[Lldb-commits] [lldb] [lldb][DWARFASTParserClang] Adjust language type for conflicting Objective-C++ forward declarations (PR #130768)

Wed Mar 12 02:47:56 PDT 2025

labath wrote:

> > So what would happen if we treated `class NSString` and `@class NSString` as two distinct types? I guess that would be a problem because then we could end up with duplicate versions of everything that depends on that type (two `void foo(NSString)`s, depending on whether it's parsed in a C++ or ObjC CU)? (I'm guessing the reason that it uses this hack is because it wants to refer to NSString from generic code.)
> 
> I'll try giving this a shot. If we can pull this off that'd be great. We'll probably need to modify the `CompleteRecordType` logic to realize that the definition DIE we found for a forward declaration is actually objective-c, and if so, create a new type from it. In theory I'd prefer this much more over what I proposed. Though can't say how feasible it is to do yet, let me try

I'm not sure how creating a new type would help, since at that point the c++ type already exists and could be referred to from a bunch of places. I was imagining we would just recognise that we did not find a ***C++*** definition for this type and then do whatever we do when we don't find a definition (leave the type incomplete? forcefully complete it?...). Later, if we reach the type through an ObjC declaration, we find the ObjC defintion and complete it using that.
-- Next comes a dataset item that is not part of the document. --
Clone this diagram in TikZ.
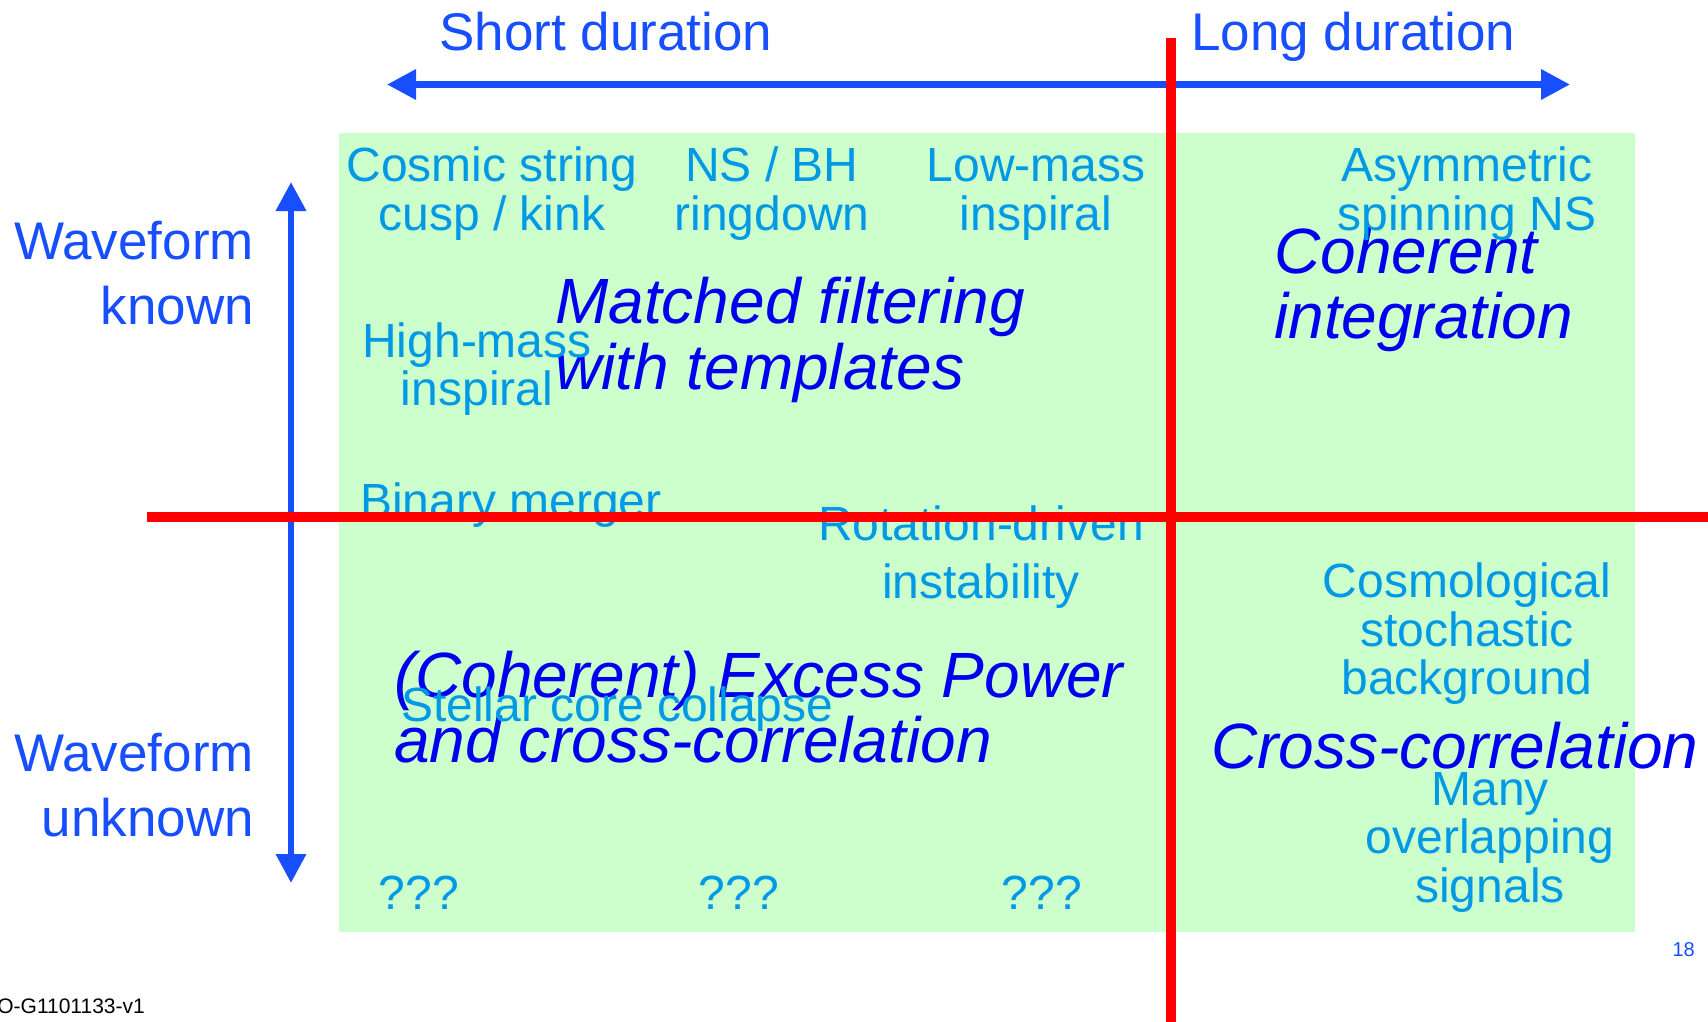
\documentclass[tikz,border=0pt]{standalone}
\usepackage{fontspec}
\setmainfont{Liberation Sans}
\usetikzlibrary{arrows.meta}
\definecolor{ablue}{RGB}{23,79,255}
\definecolor{lblue}{RGB}{0,153,230}
\definecolor{mblue}{RGB}{0,0,240}
\definecolor{gfill}{RGB}{204,255,204}
\definecolor{rline}{RGB}{255,0,0}
\tikzset{
  lbl/.style={text=lblue, font=\fontsize{48}{50}\selectfont, inner sep=0pt, anchor=base},
  meth/.style={text=mblue, font=\fontsize{64}{66}\selectfont\itshape, inner sep=0pt, anchor=base west},
  axl/.style={text=ablue, font=\fontsize{53}{55}\selectfont, inner sep=0pt},
  axarr/.style={draw=ablue, line width=6.5pt},
  tri/.tip={Triangle[length=29pt,width=29pt]},
  redline/.style={draw=rline, line width=10pt, line cap=butt},
}
\begin{document}
\begin{tikzpicture}[x=1pt,y=-1pt]
\useasboundingbox (0,0) rectangle (1708,1022);
\fill[white] (0,0) rectangle (1708,1022);
% green panel
\fill[gfill] (339,133) rectangle (1635,932);

% axis labels
\node[axl, anchor=base west] (sd) at (439,51) {Short duration};
\node[axl, anchor=base west] (ld) at (1191,51) {Long duration};
\node[axl, anchor=base east] (wk1) at (254,259) {Waveform};
\node[axl, anchor=base east] (wk2) at (254,324) {known};
\node[axl, anchor=base east] (wu1) at (254,771) {Waveform};
\node[axl, anchor=base east] (wu2) at (254,836) {unknown};

% axis arrows
\coordinate (hl) at (387,84.5);
\coordinate (hr) at (1570,84.5);
\draw[axarr, {tri}-{tri}] (hl) -- (hr);
\coordinate (vt) at (291,182);
\coordinate (vb) at (291,883);
\draw[axarr, {tri}-{tri}] (vt) -- (vb);

% method labels
\node[meth] (mf1) at (555,323.5) {Matched filtering};
\node[meth] (mf2) at (555,389) {with templates};
\node[meth] (ci1) at (1274,273) {Coherent};
\node[meth] (ci2) at (1274,338) {integration};
\node[meth] (ep1) at (394,697) {(Coherent) Excess Power};
\node[meth] (ep2) at (394,762) {and cross-correlation};
\node[meth] (cc) at (1211,768) {Cross-correlation};

% source labels
\node[lbl] (cs1) at (492,182) {Cosmic string};
\node[lbl] (cs2) at (492,230) {cusp / kink};
\node[lbl] (ns1) at (772,182) {NS / BH};
\node[lbl] (ns2) at (772,230) {ringdown};
\node[lbl] (lm1) at (1036,182) {Low-mass};
\node[lbl] (lm2) at (1036,230) {inspiral};
\node[lbl] (as1) at (1467,182) {Asymmetric};
\node[lbl] (as2) at (1467,230) {spinning NS};
\node[lbl] (hm1) at (477,357) {High-mass};
\node[lbl] (hm2) at (477,405) {inspiral};
\node[lbl, anchor=base west] (bm) at (360,517) {Binary merger};
\node[lbl] (rd1) at (981,540) {Rotation-driven};
\node[lbl] (rd2) at (981,598) {instability};
\node[lbl] (co1) at (1467,597) {Cosmological};
\node[lbl] (co2) at (1467,646) {stochastic};
\node[lbl] (co3) at (1467,694) {background};
\node[lbl, anchor=base west] (sc) at (401,721) {Stellar core collapse};
\node[lbl] (mo1) at (1490,805) {Many};
\node[lbl] (mo2) at (1490,853) {overlapping};
\node[lbl] (mo3) at (1490,902) {signals};
\node[lbl] (q1) at (419,909) {???};
\node[lbl] (q2) at (739,909) {???};
\node[lbl] (q3) at (1042,909) {???};

% red dividing lines
\coordinate (rvt) at (1171,38);
\coordinate (rvb) at (1171,1030);
\draw[redline] (rvt) -- (rvb);
\coordinate (rhl) at (147,517);
\coordinate (rhr) at (1715,517);
\draw[redline] (rhl) -- (rhr);

% footer
\node[text=ablue, font=\fontsize{20}{22}\selectfont, inner sep=0pt, anchor=base east] (pg) at (1695,956) {18};
\begin{scope}
\clip (0,0) rectangle (1708,1022);
\node[text=black, font=\fontsize{21}{23}\selectfont, inner sep=0pt, anchor=base east] (ft) at (145,1013) {LIGO-G1101133-v1};
\end{scope}
\end{tikzpicture}
\end{document}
I think the tricky part is what happens with types like your `struct Request { NSString * m_request;};`. If we parse the definition of `Request` from a c++ unit, it will end up referring the the (incomplete) C++ version of `NSString`, which will prevent us from inspecting it, even if we happen to be in objc code. It might be possible to do some switcheroos in the AST importer, similar to how we replace a "forcefully completed" type from one module with an actual definition from another one. Or we could say people get what they deserve (I don't know how much you care about actually supporting this use case vs. simply not crashing).

> 
> > Since this makes lldb to do type searching more aggressively, I want to get a sense of performance impact on simplified template names from this PR
> 
> If we were to go down the route I proposed, I would only do a `FindTypes` call for DIEs at the root namespace. And since this is only searching within the current module/library, not across all modules in the target, I suspect the performance cost wouldn't be an issue. But I'll try to get some numbers (if the approach Pavel suggested doesn't work out)

For our use cases, ~all of the code is in a single module anyway, so not searching in other modules doesn't help much. Limiting it to the global namespace definitely helps, but due to how the accelerator tables work, it still means that you have to iterate through all DIEs with the given name anywhere in the program, just to find out whether they are at the top level or not. I don't know what how much of a performance hit would that be in practice.

What would help is if we could short-circuit this code in the (common, on linux) situation where you don't have any ObjC code in your module. I'm not sure if we have a way to do that. (I don't know if we're currently parsing all CU dies, but if we are, we could check if any of them is an ObjC unit)

I also think the FindTypes call is unnecessarily heavy (and dangerously recursive) for this. Since, in this world, we *want* to treat the two types as equivalent, I don't think we need to find all possible definitions of that type. I think it should be sufficient to settle on *a* canonical definition for the type (per the ODR rule and all), so we can just pick the first one we find. And we can do the search at the DWARF DIE level -- and then also record the definition die in the unique type map, so that we pick the same one when its time to complete the type.

https://github.com/llvm/llvm-project/pull/130768